Tafadhali, unaenda wapi kwa Chwaka? Moja kwa, moja au kushoto?, interpelo a un masai. Su carcajada saltarina revuelve el polvo del camino. Le hace tanta gracia cómo pronuncia su lengua esta blanca listilla que me hace repetirlo. Dos veces, para reírse el doble. Cuando termina de llorar nos señala en el cruce una pista de tierra roja. Era recto.

Ni él es masai ni yo hablo swahili, pero estamos en Zanzíbar y la vida a veces es así. El pareo a cuadros rojos y negros y la lanza son para bailar en un hotel de italianos, y la pregunta la he buscado en un diccionario porque aunque en esta isla tanzana el inglés y el árabe también son oficiales me pierde hacer estas cosas. Vemos hileras de niñas y niños vestidos de blanco y azul hormigueando resplandecientes sobre la tierra roja camino a una escuela sin cristales y sin saber la ternura que despiertan entre arbustos que les triplican en altura. En el corazón de zoco de Stone Town tras atravesar una calleja que huele a lima y a los óleos que cuelgan de paredes umbrías y junto a una puerta de madera labrada con filigranas de artesano indio hermana de otros centenares de puertas que en realidad son joyas, un cartel escrito a mano aclara que En esta casa no nació Freddy Mercury pero sí lo hizo en otra cercana y humilde que ya es hotel.

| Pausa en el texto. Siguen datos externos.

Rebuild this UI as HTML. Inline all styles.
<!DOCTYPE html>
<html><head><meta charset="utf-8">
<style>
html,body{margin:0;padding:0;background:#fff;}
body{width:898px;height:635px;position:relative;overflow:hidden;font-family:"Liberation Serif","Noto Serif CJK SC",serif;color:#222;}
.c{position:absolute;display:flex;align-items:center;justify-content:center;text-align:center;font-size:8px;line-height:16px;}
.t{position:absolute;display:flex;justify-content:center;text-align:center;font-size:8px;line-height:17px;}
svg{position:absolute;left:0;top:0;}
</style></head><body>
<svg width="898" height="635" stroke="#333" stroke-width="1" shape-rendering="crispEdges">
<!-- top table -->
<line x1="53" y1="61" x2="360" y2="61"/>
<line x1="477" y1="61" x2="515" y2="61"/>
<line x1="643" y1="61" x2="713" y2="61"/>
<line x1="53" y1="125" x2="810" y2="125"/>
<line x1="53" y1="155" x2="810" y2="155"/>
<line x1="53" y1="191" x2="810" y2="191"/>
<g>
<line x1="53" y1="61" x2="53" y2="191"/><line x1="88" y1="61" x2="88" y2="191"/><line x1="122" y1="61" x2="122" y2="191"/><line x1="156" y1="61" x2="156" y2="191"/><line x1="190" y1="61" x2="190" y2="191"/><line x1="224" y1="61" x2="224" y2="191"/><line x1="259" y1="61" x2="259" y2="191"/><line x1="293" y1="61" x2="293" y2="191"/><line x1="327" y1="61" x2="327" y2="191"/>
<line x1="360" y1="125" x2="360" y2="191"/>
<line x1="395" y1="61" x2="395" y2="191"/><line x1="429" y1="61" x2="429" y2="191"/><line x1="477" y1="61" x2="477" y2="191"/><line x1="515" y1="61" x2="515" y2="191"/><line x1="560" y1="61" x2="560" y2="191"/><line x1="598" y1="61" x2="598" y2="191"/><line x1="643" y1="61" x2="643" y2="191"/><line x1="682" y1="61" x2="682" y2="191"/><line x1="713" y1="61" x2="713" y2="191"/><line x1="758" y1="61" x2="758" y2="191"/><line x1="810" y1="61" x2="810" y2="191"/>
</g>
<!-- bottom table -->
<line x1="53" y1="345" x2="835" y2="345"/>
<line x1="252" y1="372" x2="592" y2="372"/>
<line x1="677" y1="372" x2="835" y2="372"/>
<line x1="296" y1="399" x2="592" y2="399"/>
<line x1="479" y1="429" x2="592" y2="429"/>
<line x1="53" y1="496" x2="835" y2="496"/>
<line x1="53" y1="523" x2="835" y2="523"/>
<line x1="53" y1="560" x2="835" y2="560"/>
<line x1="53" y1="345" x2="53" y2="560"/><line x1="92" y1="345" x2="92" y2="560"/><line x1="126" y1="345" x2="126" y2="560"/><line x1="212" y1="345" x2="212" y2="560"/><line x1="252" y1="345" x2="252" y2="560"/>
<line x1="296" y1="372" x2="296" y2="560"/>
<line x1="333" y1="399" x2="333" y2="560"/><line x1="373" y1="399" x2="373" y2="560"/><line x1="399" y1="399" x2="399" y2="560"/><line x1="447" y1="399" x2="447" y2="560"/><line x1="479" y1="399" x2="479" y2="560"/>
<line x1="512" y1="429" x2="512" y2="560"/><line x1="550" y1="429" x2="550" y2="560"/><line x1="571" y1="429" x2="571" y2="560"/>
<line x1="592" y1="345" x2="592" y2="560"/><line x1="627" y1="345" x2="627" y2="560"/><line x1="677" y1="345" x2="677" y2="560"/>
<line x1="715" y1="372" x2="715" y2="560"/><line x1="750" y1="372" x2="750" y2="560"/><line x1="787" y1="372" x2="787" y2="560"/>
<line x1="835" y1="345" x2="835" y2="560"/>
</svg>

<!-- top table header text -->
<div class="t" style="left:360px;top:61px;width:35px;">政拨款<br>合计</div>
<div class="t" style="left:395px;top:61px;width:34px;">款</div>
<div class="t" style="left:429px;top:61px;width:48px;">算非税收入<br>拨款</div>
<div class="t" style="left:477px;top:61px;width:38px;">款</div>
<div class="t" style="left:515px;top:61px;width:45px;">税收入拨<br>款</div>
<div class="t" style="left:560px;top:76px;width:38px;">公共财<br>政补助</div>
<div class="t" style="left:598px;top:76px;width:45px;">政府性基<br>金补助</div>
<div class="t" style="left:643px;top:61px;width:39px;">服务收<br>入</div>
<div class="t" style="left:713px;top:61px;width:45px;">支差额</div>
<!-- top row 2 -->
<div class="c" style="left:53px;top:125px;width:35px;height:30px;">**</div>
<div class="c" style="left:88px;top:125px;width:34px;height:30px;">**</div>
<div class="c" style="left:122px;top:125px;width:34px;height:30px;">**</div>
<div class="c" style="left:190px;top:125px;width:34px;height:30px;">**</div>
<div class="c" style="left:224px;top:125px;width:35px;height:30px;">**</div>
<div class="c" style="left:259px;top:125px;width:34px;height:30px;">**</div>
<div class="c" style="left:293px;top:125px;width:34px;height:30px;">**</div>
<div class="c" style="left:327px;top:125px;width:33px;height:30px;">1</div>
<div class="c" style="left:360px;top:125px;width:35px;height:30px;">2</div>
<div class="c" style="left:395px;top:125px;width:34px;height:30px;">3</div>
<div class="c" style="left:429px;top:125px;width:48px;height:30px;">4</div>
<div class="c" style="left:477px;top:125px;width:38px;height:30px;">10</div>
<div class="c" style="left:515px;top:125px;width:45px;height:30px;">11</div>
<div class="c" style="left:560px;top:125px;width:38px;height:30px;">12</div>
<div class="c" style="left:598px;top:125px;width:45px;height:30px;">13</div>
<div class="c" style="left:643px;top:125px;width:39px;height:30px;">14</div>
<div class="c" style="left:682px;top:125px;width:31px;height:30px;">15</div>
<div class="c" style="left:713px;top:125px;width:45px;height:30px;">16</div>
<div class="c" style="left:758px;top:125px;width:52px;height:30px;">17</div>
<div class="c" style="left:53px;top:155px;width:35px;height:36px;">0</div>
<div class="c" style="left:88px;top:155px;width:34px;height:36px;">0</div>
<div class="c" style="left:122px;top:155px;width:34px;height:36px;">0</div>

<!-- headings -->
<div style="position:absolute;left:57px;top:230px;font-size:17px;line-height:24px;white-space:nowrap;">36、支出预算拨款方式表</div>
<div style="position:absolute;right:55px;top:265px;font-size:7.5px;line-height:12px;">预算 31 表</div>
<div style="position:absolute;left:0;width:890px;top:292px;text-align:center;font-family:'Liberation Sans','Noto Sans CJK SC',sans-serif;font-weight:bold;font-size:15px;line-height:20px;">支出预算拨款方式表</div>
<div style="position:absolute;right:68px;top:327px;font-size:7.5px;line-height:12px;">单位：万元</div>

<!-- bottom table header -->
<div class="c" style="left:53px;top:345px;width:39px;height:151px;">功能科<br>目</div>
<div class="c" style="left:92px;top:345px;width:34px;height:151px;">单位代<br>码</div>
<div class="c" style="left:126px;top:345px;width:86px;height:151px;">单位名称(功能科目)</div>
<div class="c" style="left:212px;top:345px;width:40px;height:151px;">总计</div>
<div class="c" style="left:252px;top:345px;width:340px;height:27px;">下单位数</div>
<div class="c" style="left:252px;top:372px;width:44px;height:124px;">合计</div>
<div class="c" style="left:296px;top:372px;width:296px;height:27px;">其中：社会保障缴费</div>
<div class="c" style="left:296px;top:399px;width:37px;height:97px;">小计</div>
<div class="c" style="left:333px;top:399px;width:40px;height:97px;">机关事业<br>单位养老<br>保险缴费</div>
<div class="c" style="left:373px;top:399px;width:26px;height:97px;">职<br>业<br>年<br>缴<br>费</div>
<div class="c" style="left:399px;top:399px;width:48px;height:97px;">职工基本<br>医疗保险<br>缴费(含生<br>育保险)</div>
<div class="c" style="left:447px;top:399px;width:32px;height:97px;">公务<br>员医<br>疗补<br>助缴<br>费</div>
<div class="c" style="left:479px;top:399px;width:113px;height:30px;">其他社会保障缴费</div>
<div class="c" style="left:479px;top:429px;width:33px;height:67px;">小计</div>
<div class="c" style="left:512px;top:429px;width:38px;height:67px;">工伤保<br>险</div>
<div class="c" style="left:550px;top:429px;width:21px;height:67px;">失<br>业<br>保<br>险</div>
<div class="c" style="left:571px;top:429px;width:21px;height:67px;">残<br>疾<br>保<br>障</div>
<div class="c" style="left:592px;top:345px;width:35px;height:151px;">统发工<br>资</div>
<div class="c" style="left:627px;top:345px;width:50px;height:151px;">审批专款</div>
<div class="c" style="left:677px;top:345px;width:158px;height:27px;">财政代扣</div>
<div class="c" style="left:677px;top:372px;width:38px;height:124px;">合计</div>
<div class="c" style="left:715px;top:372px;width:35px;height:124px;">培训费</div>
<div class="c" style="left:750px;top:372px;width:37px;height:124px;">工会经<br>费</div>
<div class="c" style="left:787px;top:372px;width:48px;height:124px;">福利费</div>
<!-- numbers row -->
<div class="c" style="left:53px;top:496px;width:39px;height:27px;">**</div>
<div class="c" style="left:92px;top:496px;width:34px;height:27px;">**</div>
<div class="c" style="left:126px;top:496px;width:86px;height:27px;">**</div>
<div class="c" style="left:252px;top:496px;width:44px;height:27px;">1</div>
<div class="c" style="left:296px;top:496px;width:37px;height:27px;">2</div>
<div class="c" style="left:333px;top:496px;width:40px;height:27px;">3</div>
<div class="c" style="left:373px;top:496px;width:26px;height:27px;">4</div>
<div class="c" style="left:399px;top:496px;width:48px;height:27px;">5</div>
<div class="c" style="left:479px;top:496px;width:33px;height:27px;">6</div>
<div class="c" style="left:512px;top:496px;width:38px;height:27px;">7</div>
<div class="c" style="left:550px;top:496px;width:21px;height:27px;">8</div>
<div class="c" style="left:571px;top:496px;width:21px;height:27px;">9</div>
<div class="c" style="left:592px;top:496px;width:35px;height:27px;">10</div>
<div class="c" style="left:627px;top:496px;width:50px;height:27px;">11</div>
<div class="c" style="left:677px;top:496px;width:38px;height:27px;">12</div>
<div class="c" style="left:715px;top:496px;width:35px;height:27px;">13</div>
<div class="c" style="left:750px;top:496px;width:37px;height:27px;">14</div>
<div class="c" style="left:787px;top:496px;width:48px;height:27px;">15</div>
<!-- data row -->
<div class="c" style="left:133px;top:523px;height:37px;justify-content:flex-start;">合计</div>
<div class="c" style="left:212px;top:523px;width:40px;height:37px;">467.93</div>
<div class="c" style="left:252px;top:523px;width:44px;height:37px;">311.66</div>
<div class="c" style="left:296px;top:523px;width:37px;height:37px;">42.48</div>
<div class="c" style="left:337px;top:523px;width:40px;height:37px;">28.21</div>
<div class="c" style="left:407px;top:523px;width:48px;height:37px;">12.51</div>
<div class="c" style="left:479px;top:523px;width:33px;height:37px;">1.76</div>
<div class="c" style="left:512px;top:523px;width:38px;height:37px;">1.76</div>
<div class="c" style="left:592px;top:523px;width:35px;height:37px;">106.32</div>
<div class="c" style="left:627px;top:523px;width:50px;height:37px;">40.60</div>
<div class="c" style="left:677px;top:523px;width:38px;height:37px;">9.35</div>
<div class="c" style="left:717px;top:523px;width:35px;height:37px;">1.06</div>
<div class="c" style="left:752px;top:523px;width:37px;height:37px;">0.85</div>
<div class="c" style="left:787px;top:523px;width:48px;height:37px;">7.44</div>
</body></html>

Unos obreros fibrosos trepan con la naturalidad con que tú caminas por las ramas del andamio más vertical y estrecho que haya visto nunca, improbable y frágil solo para mis ojos y adherido a la fachada blanca de la Casa de las Maravillas desde cuyos balcones con arabescos los sultanes que expulsaron a los primeros portugueses se asomaban al Índico. Un guepardo altivo mira desde la etiqueta de la cerveza Serengeti a los turistas sentados en la terraza de un café añorando a Livingstone y otros exploradores y a Kapuscinsky y otros corresponsales que ocuparon antes esas mismas sillas.

En la playa de Jambiani una mujer se remanga la falda empapada de sal sin desequilibrar el saco que sostiene en la cabeza tras recolectar las algas que plantó en su huerta marina, la que el mar cada día esconde y vuelve a revelar mientras un pescador lanza la red junto a la vela triangular del dhow que talló su padre. La noche cae sobre la selva Jozani virando a negro el verde y elevando muros sónicos de graznidos, rugidos y cacareos misteriosos y nubes de luciérnagas nos envuelven. Y siendo todo esto maravilloso y real y vivido en un verano lejano, del paraíso con el que ahora sueño solo me separa hora y media en coche pero, sobre todo, poder cruzar las dos líneas territoriales que hoy alejan Bilbao del corazón de Navarra.